The director of the Office of Management and Budget will then be tasked with managing and overseeing risk across all components in the executive branch, the White House official said.

Concerns around critical national infrastructure

The executive order is expected to address cyber security concerns around critical national infrastructure in particular.

An early draft, which appeared to confirm this, stated that agencies protecting civilian networks and infrastructure are not “currently organised to act collectively or collaboratively, tasked, or resourced, or provided with legal authority adequate to succeed in their missions.”

Relating to this, the draft orders the immediate commencement of a report on options to incentivise private sector adoption of effective cyber security measures.
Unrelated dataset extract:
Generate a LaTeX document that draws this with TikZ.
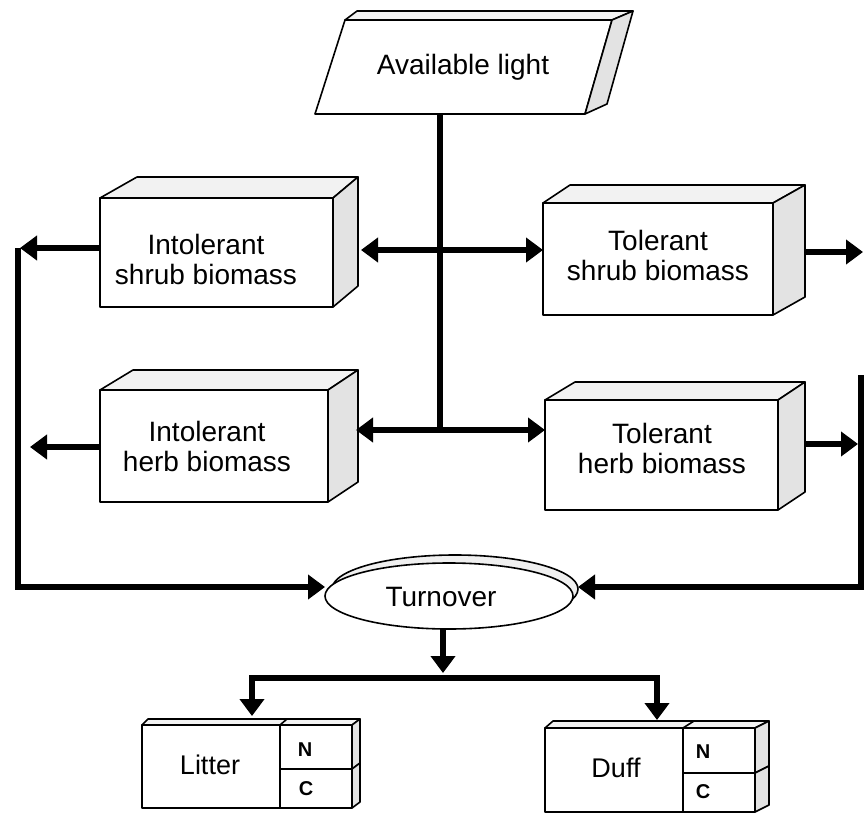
\documentclass[tikz,border=0pt]{standalone}
\usepackage{fontspec}
\setmainfont{Liberation Sans}
\usetikzlibrary{arrows.meta,calc,shapes.geometric}
\tikzset{
 face/.style={draw=black, line width=1.6pt, fill=white, line join=round, inner sep=0pt, outer sep=0pt},
 topface/.style={draw=black, line width=1.6pt, fill=black!5, line join=round},
 sideface/.style={draw=black, line width=1.6pt, fill=black!11, line join=round},
 txt/.style={font=\fontsize{28}{30}\selectfont, align=center, inner sep=0pt},
 smalltxt/.style={font=\fontsize{27}{30}\selectfont, inner sep=0pt},
 nctxt/.style={font=\fontsize{20}{22}\selectfont\bfseries, inner sep=0pt},
 flow/.style={line width=6.5pt, -{Triangle[length=17pt,width=24pt]}},
 biflow/.style={line width=6.5pt, {Triangle[length=17pt,width=24pt]}-{Triangle[length=17pt,width=24pt]}},
 trunk/.style={line width=6.5pt},
 ell/.style={ellipse, draw=black, line width=1.6pt, inner sep=0pt, outer sep=0pt},
}
\newcommand\mkdepth[4]{%
 \filldraw[topface] (#1.north west) -- ++(#2,#4) -- ($(#1.north east)+(#3,#4)$) -- (#1.north east) -- cycle;
 \filldraw[sideface] (#1.north east) -- ++(#3,#4) -- ($(#1.south east)+(#3,#4)$) -- (#1.south east) -- cycle;
}
\newcommand\mkside[3]{%
 \filldraw[sideface] (#1.north east) -- ++(#2,#3) -- ($(#1.south east)+(#2,#3)$) -- (#1.south east) -- cycle;
}
\begin{document}
\begin{tikzpicture}[x=1pt,y=-1pt]
\useasboundingbox (0,0) rectangle (864,821);

% Available light (parallelogram)
\filldraw[face] (345,20) -- (612,20) -- (585,114) -- (315,114) -- cycle;
\filldraw[topface] (345,20) -- (357,11) -- (633,11) -- (612,20) -- cycle;
\filldraw[sideface] (612,20) -- (633,11) -- (607,104) -- (585,114) -- cycle;
\node[txt, minimum width=240, minimum height=94] (light) at (463,67) {Available light};

% biomass boxes
\node[face, minimum width=233, minimum height=109] (is) at (216.5,252.5) {};
\mkdepth{is}{37}{25}{-21}
\node[face, minimum width=230, minimum height=112] (ts) at (658,259) {};
\mkdepth{ts}{27}{32}{-18}
\node[face, minimum width=228, minimum height=112] (ih) at (214,446) {};
\mkdepth{ih}{33}{30}{-20}
\node[face, minimum width=233, minimum height=110] (th) at (661.5,455) {};
\mkdepth{th}{30}{27}{-18}

\node[txt] (isT) at (206,259) {Intolerant\\shrub biomass};
\node[txt] (tsT) at (658,255) {Tolerant\\shrub biomass};
\node[txt] (ihT) at (207,446) {Intolerant\\herb biomass};
\node[txt] (thT) at (662,448) {Tolerant\\herb biomass};

% Turnover
\node[ell, fill=black!6, minimum width=246, minimum height=68] (turnb) at (455,589) {};
\node[ell, fill=white, minimum width=248, minimum height=66] (turn) at (449,596) {};
\node[txt] (turnT) at (441,597) {Turnover};

% Litter
\node[face, minimum width=138, minimum height=83] (lit) at (211,766.5) {};
\node[face, minimum width=72, minimum height=44] (litN) at (316,747) {};
\node[face, minimum width=72, minimum height=39] (litC) at (316,788.5) {};
\filldraw[topface] (lit.north west) -- ++(6,-6) -- ($(litN.north east)+(8,-6)$) -- (litN.north east) -- cycle;
\draw[line width=1.6pt] (lit.north east) -- ++(7,-6);
\mkside{litN}{8}{-6}
\mkside{litC}{8}{-6}
\node[smalltxt] (litT) at (210,765) {Litter};
\node[nctxt] (litNT) at (305,750) {N};
\node[nctxt] (litCT) at (306,789) {C};

% Duff
\node[face, minimum width=138, minimum height=84] (duf) at (614,770) {};
\node[face, minimum width=72, minimum height=45] (dufN) at (719,750.5) {};
\node[face, minimum width=72, minimum height=39] (dufC) at (719,792.5) {};
\filldraw[topface] (duf.north west) -- ++(8,-7) -- ($(dufN.north east)+(14,-7)$) -- (dufN.north east) -- cycle;
\draw[line width=1.6pt] (duf.north east) -- ++(11,-7);
\mkside{dufN}{14}{-7}
\mkside{dufC}{14}{-7}
\node[smalltxt] (dufT) at (616,768) {Duff};
\node[nctxt] (dufNT) at (703,752) {N};
\node[nctxt] (dufCT) at (703,792) {C};

% connectors
\coordinate (j1) at (440,250);
\coordinate (j2) at (440,430);
\draw[trunk] (light.south -| j1) -- (j2);
\draw[biflow] ([xshift=28pt]is.east |- j1) -- (ts.west |- j1);
\draw[biflow] ([xshift=28pt]ih.east |- j2) -- (th.west |- j2);

\coordinate (lc1) at (18,248);
\coordinate (lc2) at (18,587);
\coordinate (lh) at (30,447);
\draw[flow] (is.west |- lc1) -- ([xshift=2pt]lc1);
\draw[flow] (lc1) -- (lc2) -- (turn.west |- lc2);
\draw[flow] (ih.west |- lh) -- (lh);

\coordinate (rs) at (863,252);
\coordinate (rh) at (858,444);
\coordinate (rc0) at (861,375);
\coordinate (rc1) at (861,587);
\draw[flow] ([xshift=32pt]ts.east |- rs) -- (rs);
\draw[flow] ([xshift=27pt]th.east |- rh) -- (rh);
\draw[flow] (rc0) -- (rc1) -- (turnb.east |- rc1);

\coordinate (t1) at (443,673);
\coordinate (d) at (443,678);
\coordinate (la) at (252,716);
\coordinate (da) at (657,720);
\draw[flow] (turn.south -| t1) -- (t1);
\draw[flow] (d) -| (la);
\draw[flow] (d) -| (da);
\end{tikzpicture}
\end{document}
The draft also states that the US is committed to employing the “full spectrum” of its capability to defend US interests in cyberspace, and to “identifying, disrupting, and defeating malicious cyber actors”.

It is widely hoped that Trump’s administration will make new investments in cyber security after a bill aimed at modernising government technology under President Obama failed to get support in the Senate despite getting the approval of the House of Representatives.

Working with the private sector to fight cyber crime

In a meeting with cyber security adviser Rudy Giuliani, Trump said that agencies need to work with the private sector, which is “way ahead of government” in cyber security capability, to make sure owners and operators “have the support they need from the federal government to defend against cyber threats,” according to NextGov.

The meeting, which may have also contributed to the delay in signing the executive order, was reportedly aimed at getting additional input from cyber experts and heads of intelligence agencies, including NSA director admiral Michael Rogers and former NSA director general Keith Alexander.

Giuliani said the private sector is “wide open to hacking, and sometimes by hacking the private sector, you get into government. So we can’t do this separately,” underlining the importance of public-private collaboration.

The White House has not yet provided a new date for the signing of the cyber security executive order.